The referendum asks for an increase in property taxes of 19.9 cents per $100 assessed value. However, Sopko said, the 2013 Lake County property taxes in Munster have dropped more than 18 cents compared with 2012 taxes.

“That means we’re only asking to add 1.16 cents per $100 when compared with the 2012 amount,” Sopko said.

While it will still amount to 19.9 cents per $100 of assessed value, the 2014 property tax needs to be compared with 2012, he emphasized. The Munster property tax increase as a result of the referendum will not be as high as originally expected.

For a home with an assessed value of $100,000, the additional charge would be 32 cents per month, or $3.80 per year, above 2012 property taxes, according to a chart provided by Sopko.

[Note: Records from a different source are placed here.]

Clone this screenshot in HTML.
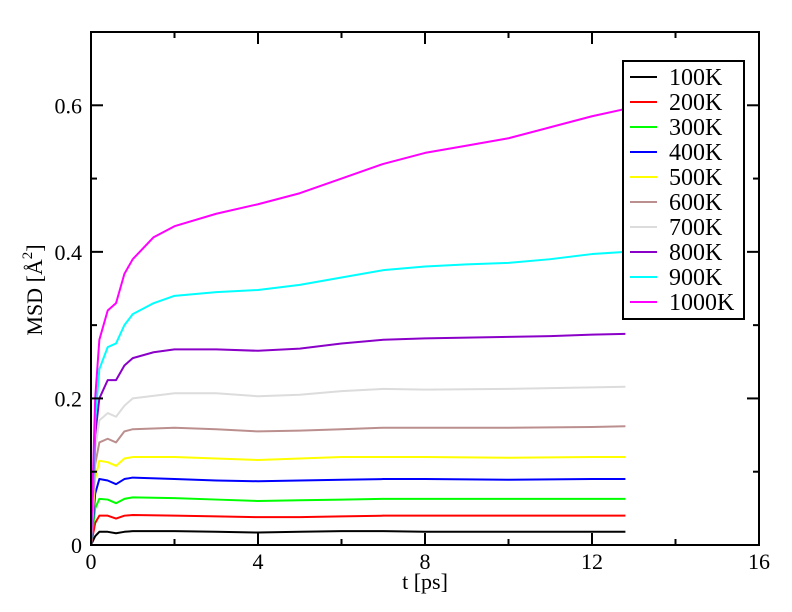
<!DOCTYPE html>
<html><head><meta charset="utf-8"><style>
body{margin:0;background:#fff}
svg{display:block;font-family:"Liberation Serif",serif}
</style></head><body>
<svg id="chart" width="792" height="612" viewBox="0 0 792 612" xmlns="http://www.w3.org/2000/svg">
<g id="plot"></g>
<g id="axes"></g>
<g id="legend"></g>
<text x="425" y="589" font-size="22" text-anchor="middle">t [ps]</text>
<text transform="translate(42,290) rotate(-90)" font-size="22" text-anchor="middle">MSD [Å<tspan dy="-10" font-size="15">2</tspan><tspan dy="10">]</tspan></text>
</svg>
<script>
const labels=["100K","200K","300K","400K","500K","600K","700K","800K","900K","1000K"];
const colors=["#000000","#ff0000","#00ff00","#0000ff","#ffff00","#bc8f8f","#dcdcdc","#8a00c8","#00ffff","#ff00ff"];
const t1000=[0,0.1,0.2,0.4,0.6,0.8,1,1.5,2,3,4,5,6,7,8,9,10,11,12,12.8];
const v1000=[0,0.2,0.28,0.32,0.33,0.37,0.39,0.42,0.435,0.452,0.465,0.48,0.5,0.52,0.535,0.545,0.555,0.57,0.585,0.595];
const t900=t1000;
const v900=[0,0.17,0.24,0.27,0.275,0.3,0.315,0.33,0.34,0.345,0.348,0.355,0.365,0.375,0.38,0.383,0.385,0.39,0.397,0.4];
const t800=t1000;
const v800=[0,0.15,0.2,0.225,0.225,0.245,0.255,0.263,0.267,0.267,0.265,0.268,0.275,0.28,0.282,0.283,0.284,0.285,0.287,0.288];
const tLow=[0,0.1,0.2,0.4,0.6,0.8,1,2,3,4,5,6,7,8,10,12,12.8];
const v700=[0,0.13,0.17,0.18,0.175,0.19,0.2,0.207,0.207,0.203,0.205,0.21,0.213,0.212,0.213,0.215,0.216];
const v600=[0,0.11,0.14,0.145,0.14,0.155,0.158,0.16,0.158,0.155,0.156,0.158,0.16,0.16,0.16,0.161,0.162];
const v500=[0,0.09,0.115,0.113,0.108,0.118,0.12,0.12,0.118,0.116,0.118,0.12,0.12,0.12,0.119,0.12,0.12];
const v400=[0,0.07,0.09,0.088,0.083,0.09,0.092,0.09,0.088,0.087,0.088,0.089,0.09,0.09,0.089,0.09,0.09];
const v300=[0,0.05,0.063,0.062,0.057,0.063,0.065,0.064,0.062,0.06,0.061,0.062,0.063,0.063,0.063,0.063,0.063];
const v200=[0,0.03,0.04,0.04,0.036,0.04,0.041,0.04,0.039,0.038,0.038,0.039,0.04,0.04,0.04,0.04,0.04];
const v100=[0,0.012,0.018,0.018,0.016,0.018,0.019,0.019,0.018,0.017,0.018,0.019,0.019,0.018,0.018,0.018,0.018];
const xTicks=[0,4,8,12,16];
const yTicks=[0,0.2,0.4,0.6];
const yTickLabels=["0","0.2","0.4","0.6"];

const series=[[tLow,v100],[tLow,v200],[tLow,v300],[tLow,v400],[tLow,v500],[tLow,v600],[tLow,v700],[t800,v800],[t900,v900],[t1000,v1000]];
const X0=91,X1=759,Y0=545,Y1=32,XMAX=16,YMAX=0.7;
const xs=t=>X0+t/XMAX*(X1-X0);
const ys=v=>Y0-v/YMAX*(Y0-Y1);
const NS="http://www.w3.org/2000/svg";
function mk(tag,parent){const e=document.createElementNS(NS,tag);parent.appendChild(e);return e;}
const plot=document.getElementById('plot'),axes=document.getElementById('axes'),leg=document.getElementById('legend');
series.forEach((s,i)=>{
  const p=mk('polyline',plot);
  
  
  p.setAttribute('points',s[0].map((t,j)=>xs(t)+','+ys(s[1][j])).join(' '));
  p.setAttribute('fill','none');p.setAttribute('stroke',colors[i]);p.setAttribute('stroke-width','2');p.setAttribute('stroke-linejoin','round');
});
const fr=mk('rect',axes);


fr.setAttribute('x',X0);fr.setAttribute('y',Y1);fr.setAttribute('width',X1-X0);fr.setAttribute('height',Y0-Y1);
fr.setAttribute('fill','none');fr.setAttribute('stroke','#000');fr.setAttribute('stroke-width','2');
function tick(x1,y1,x2,y2){const l=mk('line',axes);


l.setAttribute('x1',x1);l.setAttribute('y1',y1);l.setAttribute('x2',x2);l.setAttribute('y2',y2);l.setAttribute('stroke','#000');l.setAttribute('stroke-width','2');}
for(let t=0;t<=16;t+=2){const L=t%4===0?12:6;const x=xs(t);tick(x,Y0,x,Y0-L);tick(x,Y1,x,Y1+L);}
for(let k=0;k<=7;k++){const v=k*0.1;const L=k%2===0?12:6;const y=ys(v);tick(X0,y,X0+L,y);tick(X1,y,X1-L,y);}
xTicks.forEach(t=>{const e=mk('text',axes);


e.setAttribute('x',xs(t));e.setAttribute('y',Y0+24);e.setAttribute('font-size','22');e.setAttribute('text-anchor','middle');e.textContent=t;});
yTicks.forEach((v,i)=>{const e=mk('text',axes);


e.setAttribute('x',X0-9);e.setAttribute('y',ys(v)+8);e.setAttribute('font-size','22');e.setAttribute('text-anchor','end');e.textContent=yTickLabels[i];});
const lb=mk('rect',leg);


lb.setAttribute('x',623);lb.setAttribute('y',61);lb.setAttribute('width',121);lb.setAttribute('height',258);
lb.setAttribute('fill','#fff');lb.setAttribute('stroke','#000');lb.setAttribute('stroke-width','2');
labels.forEach((lab,i)=>{const y=77+i*25;
const l=mk('line',leg);


l.setAttribute('x1',630);l.setAttribute('x2',657);l.setAttribute('y1',y);l.setAttribute('y2',y);l.setAttribute('stroke',colors[i]);l.setAttribute('stroke-width','2');
const tx=mk('text',leg);


tx.setAttribute('x',669);tx.setAttribute('y',y+8);tx.setAttribute('font-size','24');tx.textContent=lab;});
</script>
</body></html>
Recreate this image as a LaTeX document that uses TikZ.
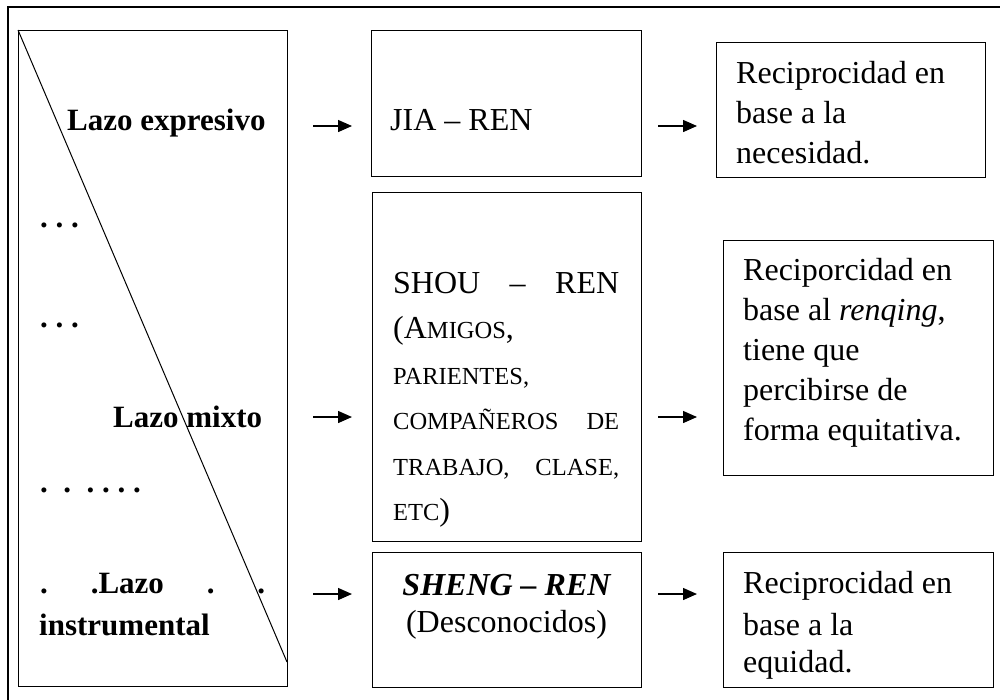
\documentclass[tikz,border=0pt]{standalone}
\usepackage{fontspec}
\setmainfont{Liberation Serif}
\usetikzlibrary{arrows.meta}
\newcommand\fsc[1]{{\fontsize{24.5}{40}\selectfont #1}}
\begin{document}
\begin{tikzpicture}[x=1pt,y=-1pt,
  frame/.style={draw=black,line width=1.4pt},
  boxx/.style={draw=black,line width=1.3pt,inner sep=0pt,anchor=north west},
  txt/.style={inner sep=0pt,anchor=base west,font=\fontsize{32}{40}\selectfont},
  btxt/.style={txt,font=\fontsize{31}{40}\selectfont\bfseries},
  ctxt/.style={inner sep=0pt,anchor=base,font=\fontsize{32}{40}\selectfont},
  arr/.style={line width=1.4pt,-{Triangle[length=14pt,width=12pt]}}]
\useasboundingbox (0,0) rectangle (1000,699);
% outer frame (cropped)
\draw[frame] (8,705) -- (8,7) -- (1005,7);
% left box
\node[boxx,minimum width=269pt,minimum height=656pt] (left) at (18,30) {};
\coordinate (diagend) at (287,662);
\draw[line width=1pt] (left.north west) -- (diagend);
\node[btxt] (lexp) at (67,130) {Lazo expresivo};
\node[btxt] (d1) at (40,227) {.\ .\ .};
\node[btxt] (d2) at (40,327) {.\ .\ .};
\node[btxt] (lmix) at (113,427) {Lazo mixto};
\node[btxt] (d3) at (40,492) {.~\ .~\ .\ .\ .\ .};
\node[btxt] (linst1) at (40,593) {\makebox[225pt][s]{.\hfill .Lazo\hfill .\hfill .}};
\node[btxt] (linst2) at (39,635) {instrumental};
% middle column
\node[boxx,minimum width=270pt,minimum height=146pt] (jia) at (371,30) {};
\node[txt] (jiat) at (390,130) {JIA – REN};
\node[boxx,minimum width=269pt,minimum height=349pt] (shou) at (372,192) {};
\node[txt] (s1) at (393,293) {\makebox[226pt][s]{SHOU\hfill–\hfill REN}};
\node[txt] (s2) at (393,338) {(A\fsc{MIGOS},};
\node[txt] (s3) at (393,384) {\fsc{PARIENTES,}};
\node[txt] (s4) at (393,429) {\makebox[226pt][s]{\fsc{COMPAÑEROS}\hfill\fsc{DE}}};
\node[txt] (s5) at (393,475) {\makebox[226pt][s]{\fsc{TRABAJO,}\hfill\fsc{CLASE,}}};
\node[txt] (s6) at (393,520) {\fsc{ETC})};
\node[boxx,minimum width=269pt,minimum height=135pt] (sheng) at (372,552) {};
\node[ctxt,font=\fontsize{32}{40}\selectfont\bfseries\itshape] (sh1) at (506.5,595) {SHENG – REN};
\node[ctxt] (sh2) at (506.5,632) {(Desconocidos)};
% right column
\node[boxx,minimum width=269pt,minimum height=135pt] (r1) at (716,42) {};
\node[txt] (r1a) at (736,83) {Reciprocidad en};
\node[txt] (r1b) at (736,123) {base a la};
\node[txt] (r1c) at (736,163) {necesidad.};
\node[boxx,minimum width=270pt,minimum height=235pt] (r2) at (723,240) {};
\node[txt] (r2a) at (743,280) {Reciporcidad en};
\node[txt] (r2b) at (743,320) {base al \textit{renqing},};
\node[txt] (r2c) at (743,360) {tiene que};
\node[txt] (r2d) at (743,400) {percibirse de};
\node[txt] (r2e) at (743,440) {forma equitativa.};
\node[boxx,minimum width=270pt,minimum height=135pt] (r3) at (723,552) {};
\node[txt] (r3a) at (743,593) {Reciprocidad en};
\node[txt] (r3b) at (743,635) {base a la};
\node[txt] (r3c) at (743,672) {equidad.};
% arrows
\coordinate (a1s) at (313,126); \coordinate (a1e) at (352,126);
\coordinate (a2s) at (658,126); \coordinate (a2e) at (697,126);
\coordinate (a3s) at (313,417); \coordinate (a3e) at (352,417);
\coordinate (a4s) at (658,417); \coordinate (a4e) at (697,417);
\coordinate (a5s) at (313,594); \coordinate (a5e) at (352,594);
\coordinate (a6s) at (658,594); \coordinate (a6e) at (697,594);
\draw[arr] (a1s) -- (a1e);
\draw[arr] (a2s) -- (a2e);
\draw[arr] (a3s) -- (a3e);
\draw[arr] (a4s) -- (a4e);
\draw[arr] (a5s) -- (a5e);
\draw[arr] (a6s) -- (a6e);
\end{tikzpicture}
\end{document}
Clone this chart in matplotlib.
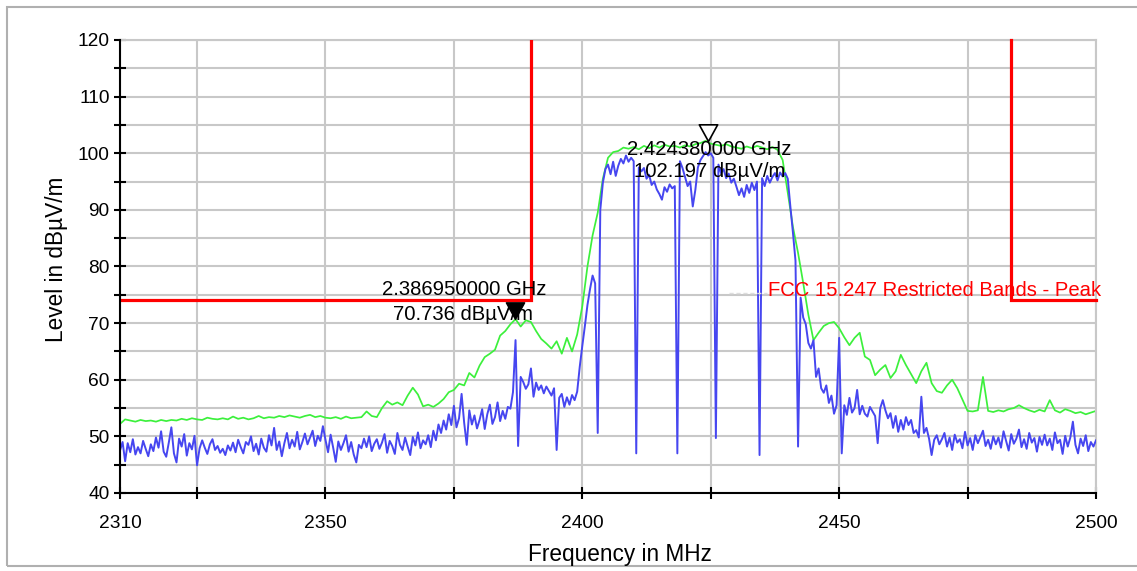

A home assessed at $300,000 would have an additional $1.57 per month, or $18.88, per year property tax increase when compared with 2012.

If passed by voters, the referendum would add $3 million a year for seven years to the district’s general fund. That would bring the funding levels close to what they were before Indiana switched state funding for schools to state sales taxes, from property taxes, Sopko said.

The general fund pays for salaries and benefits, and utility costs. The funds brought in by a successful referendum wouldn’t pay for the construction done at the high school, he said, noting the school town’s debt service is a different part of the budget.

The School Town of Munster has lost state funding since 2002, Sopko said, representing a drop of 29 percent of its budget. That translates to funding cuts of $2 million per year. The district also ranks fifth from the bottom in per-student funding, he said.

“Schools that perform poorly get more funding per student,” Sopko said. “Charter schools, parochial schools and virtual schools with no brick and mortar buildings get more funding than school systems like Munster and Lake Central. The charter schools and voucher programs are diluting the amount of money available.”

Munster currently receives $95,000 less per classroom than other schools in Northwest Indiana, he said.